» Supplied information
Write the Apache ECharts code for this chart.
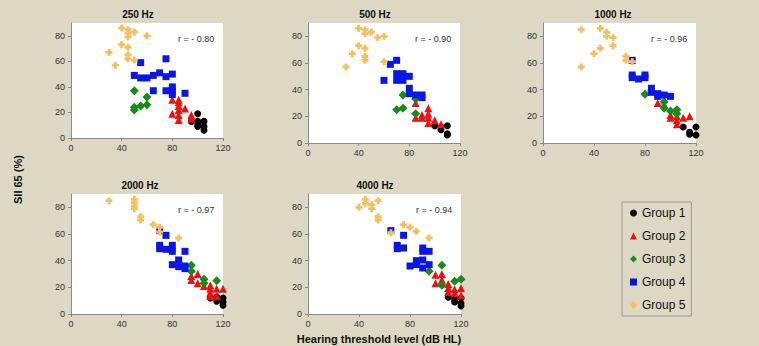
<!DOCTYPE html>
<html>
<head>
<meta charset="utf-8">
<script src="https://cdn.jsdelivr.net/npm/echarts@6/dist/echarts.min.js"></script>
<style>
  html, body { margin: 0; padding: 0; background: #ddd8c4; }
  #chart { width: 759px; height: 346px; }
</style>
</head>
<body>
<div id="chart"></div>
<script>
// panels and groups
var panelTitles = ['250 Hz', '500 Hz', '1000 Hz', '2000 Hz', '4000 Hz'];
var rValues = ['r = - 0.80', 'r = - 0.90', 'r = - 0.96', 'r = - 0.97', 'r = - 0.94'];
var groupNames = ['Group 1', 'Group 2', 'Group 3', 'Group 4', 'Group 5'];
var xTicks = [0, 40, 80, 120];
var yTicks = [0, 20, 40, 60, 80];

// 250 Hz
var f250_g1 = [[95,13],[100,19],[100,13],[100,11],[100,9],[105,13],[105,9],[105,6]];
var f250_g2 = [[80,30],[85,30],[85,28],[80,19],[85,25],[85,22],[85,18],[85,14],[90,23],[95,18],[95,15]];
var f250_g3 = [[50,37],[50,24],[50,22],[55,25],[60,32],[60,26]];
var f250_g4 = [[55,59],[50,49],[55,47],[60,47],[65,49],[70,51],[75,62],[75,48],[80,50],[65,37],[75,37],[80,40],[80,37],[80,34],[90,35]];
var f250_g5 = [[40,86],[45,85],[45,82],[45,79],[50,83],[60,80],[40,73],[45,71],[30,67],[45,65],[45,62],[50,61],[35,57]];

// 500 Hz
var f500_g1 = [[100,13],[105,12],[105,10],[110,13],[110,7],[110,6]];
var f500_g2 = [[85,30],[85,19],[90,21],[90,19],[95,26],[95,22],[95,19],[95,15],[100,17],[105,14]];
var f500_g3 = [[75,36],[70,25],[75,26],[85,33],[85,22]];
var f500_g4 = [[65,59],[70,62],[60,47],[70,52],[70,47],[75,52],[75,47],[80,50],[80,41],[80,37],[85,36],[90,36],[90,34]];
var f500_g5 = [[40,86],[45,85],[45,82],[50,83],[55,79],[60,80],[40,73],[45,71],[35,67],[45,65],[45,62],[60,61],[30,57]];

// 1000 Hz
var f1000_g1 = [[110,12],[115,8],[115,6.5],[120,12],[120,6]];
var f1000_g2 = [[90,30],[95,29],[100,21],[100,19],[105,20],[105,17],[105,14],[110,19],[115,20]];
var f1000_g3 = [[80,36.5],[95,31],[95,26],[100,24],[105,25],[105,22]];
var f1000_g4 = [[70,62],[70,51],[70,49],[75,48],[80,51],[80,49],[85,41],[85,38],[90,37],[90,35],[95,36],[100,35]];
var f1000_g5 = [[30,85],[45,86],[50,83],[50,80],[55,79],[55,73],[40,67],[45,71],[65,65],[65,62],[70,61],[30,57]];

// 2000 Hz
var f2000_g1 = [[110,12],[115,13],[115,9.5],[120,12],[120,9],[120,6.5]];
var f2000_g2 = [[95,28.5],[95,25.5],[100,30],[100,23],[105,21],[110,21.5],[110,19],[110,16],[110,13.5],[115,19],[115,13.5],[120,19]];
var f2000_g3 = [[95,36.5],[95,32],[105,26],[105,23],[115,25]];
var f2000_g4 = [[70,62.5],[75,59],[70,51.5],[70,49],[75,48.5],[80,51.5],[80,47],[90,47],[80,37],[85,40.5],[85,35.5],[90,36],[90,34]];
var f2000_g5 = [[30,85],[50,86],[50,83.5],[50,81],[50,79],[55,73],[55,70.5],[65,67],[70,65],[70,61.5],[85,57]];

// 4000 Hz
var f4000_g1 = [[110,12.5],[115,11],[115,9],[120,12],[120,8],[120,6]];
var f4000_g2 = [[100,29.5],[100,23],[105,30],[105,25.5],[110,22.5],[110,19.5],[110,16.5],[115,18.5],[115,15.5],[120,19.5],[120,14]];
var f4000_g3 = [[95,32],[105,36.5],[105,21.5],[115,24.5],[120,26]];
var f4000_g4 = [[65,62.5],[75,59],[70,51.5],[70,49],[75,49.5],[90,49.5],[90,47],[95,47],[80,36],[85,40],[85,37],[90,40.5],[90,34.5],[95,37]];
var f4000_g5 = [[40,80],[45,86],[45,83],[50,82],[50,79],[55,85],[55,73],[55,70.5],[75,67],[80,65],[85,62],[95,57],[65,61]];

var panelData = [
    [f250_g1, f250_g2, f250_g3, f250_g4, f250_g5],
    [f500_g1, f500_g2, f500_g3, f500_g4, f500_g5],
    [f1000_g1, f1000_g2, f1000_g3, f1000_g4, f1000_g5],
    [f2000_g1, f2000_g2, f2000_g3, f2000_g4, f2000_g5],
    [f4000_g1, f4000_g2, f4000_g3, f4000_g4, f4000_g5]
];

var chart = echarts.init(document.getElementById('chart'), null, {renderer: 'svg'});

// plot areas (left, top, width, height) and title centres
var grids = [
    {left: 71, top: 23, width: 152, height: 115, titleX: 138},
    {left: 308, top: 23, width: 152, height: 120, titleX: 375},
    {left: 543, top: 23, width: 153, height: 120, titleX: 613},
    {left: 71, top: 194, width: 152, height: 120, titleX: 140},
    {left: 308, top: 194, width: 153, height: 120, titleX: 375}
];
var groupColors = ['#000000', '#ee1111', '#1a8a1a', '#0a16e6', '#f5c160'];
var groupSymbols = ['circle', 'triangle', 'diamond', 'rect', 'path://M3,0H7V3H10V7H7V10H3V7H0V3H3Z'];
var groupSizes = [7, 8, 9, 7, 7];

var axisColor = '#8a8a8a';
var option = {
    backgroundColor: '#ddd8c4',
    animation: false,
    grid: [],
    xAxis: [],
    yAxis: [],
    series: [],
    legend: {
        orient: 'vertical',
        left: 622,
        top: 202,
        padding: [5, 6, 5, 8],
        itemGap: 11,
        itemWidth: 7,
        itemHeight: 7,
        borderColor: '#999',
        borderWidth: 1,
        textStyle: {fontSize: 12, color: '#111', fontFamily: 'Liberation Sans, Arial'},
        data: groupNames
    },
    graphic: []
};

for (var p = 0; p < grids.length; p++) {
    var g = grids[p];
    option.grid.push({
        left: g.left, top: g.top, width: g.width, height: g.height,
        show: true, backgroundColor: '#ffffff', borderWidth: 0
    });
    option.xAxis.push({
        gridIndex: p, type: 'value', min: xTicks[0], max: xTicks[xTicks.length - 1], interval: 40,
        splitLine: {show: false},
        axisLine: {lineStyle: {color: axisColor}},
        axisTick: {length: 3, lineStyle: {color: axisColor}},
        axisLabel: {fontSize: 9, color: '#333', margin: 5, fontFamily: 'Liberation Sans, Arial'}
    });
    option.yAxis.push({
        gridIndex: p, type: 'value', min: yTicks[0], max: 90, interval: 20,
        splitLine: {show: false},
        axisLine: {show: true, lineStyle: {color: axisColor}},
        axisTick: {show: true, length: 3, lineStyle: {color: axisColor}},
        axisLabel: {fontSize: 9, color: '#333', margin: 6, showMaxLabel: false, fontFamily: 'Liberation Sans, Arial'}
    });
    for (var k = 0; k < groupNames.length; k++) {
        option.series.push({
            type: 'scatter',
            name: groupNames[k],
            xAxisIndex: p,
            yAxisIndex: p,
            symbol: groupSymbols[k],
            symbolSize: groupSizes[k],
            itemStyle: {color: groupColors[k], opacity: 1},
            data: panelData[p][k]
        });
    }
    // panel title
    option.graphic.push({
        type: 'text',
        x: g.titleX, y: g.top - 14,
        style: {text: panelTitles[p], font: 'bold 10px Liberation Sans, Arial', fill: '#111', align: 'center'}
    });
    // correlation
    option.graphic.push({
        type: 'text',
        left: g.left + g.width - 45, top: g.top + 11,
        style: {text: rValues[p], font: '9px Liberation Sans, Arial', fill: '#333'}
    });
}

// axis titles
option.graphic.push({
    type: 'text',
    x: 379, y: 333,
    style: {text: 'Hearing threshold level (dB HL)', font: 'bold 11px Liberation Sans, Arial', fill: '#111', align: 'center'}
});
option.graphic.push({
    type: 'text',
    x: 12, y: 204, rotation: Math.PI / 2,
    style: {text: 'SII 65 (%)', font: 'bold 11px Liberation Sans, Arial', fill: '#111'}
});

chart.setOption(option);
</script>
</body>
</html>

» Written task
Skip the pictures and restate exactly the lines from the beginning of the listing to the line with "var yTicks = [0, 20, 40, 60, 80];", that line included.

» Written answer
Write the Apache ECharts code for this chart.
<!DOCTYPE html>
<html>
<head>
<meta charset="utf-8">
<script src="https://cdn.jsdelivr.net/npm/echarts@6/dist/echarts.min.js"></script>
<style>
  html, body { margin: 0; padding: 0; background: #ddd8c4; }
  #chart { width: 759px; height: 346px; }
</style>
</head>
<body>
<div id="chart"></div>
<script>
// panels and groups
var panelTitles = ['250 Hz', '500 Hz', '1000 Hz', '2000 Hz', '4000 Hz'];
var rValues = ['r = - 0.80', 'r = - 0.90', 'r = - 0.96', 'r = - 0.97', 'r = - 0.94'];
var groupNames = ['Group 1', 'Group 2', 'Group 3', 'Group 4', 'Group 5'];
var xTicks = [0, 40, 80, 120];
var yTicks = [0, 20, 40, 60, 80];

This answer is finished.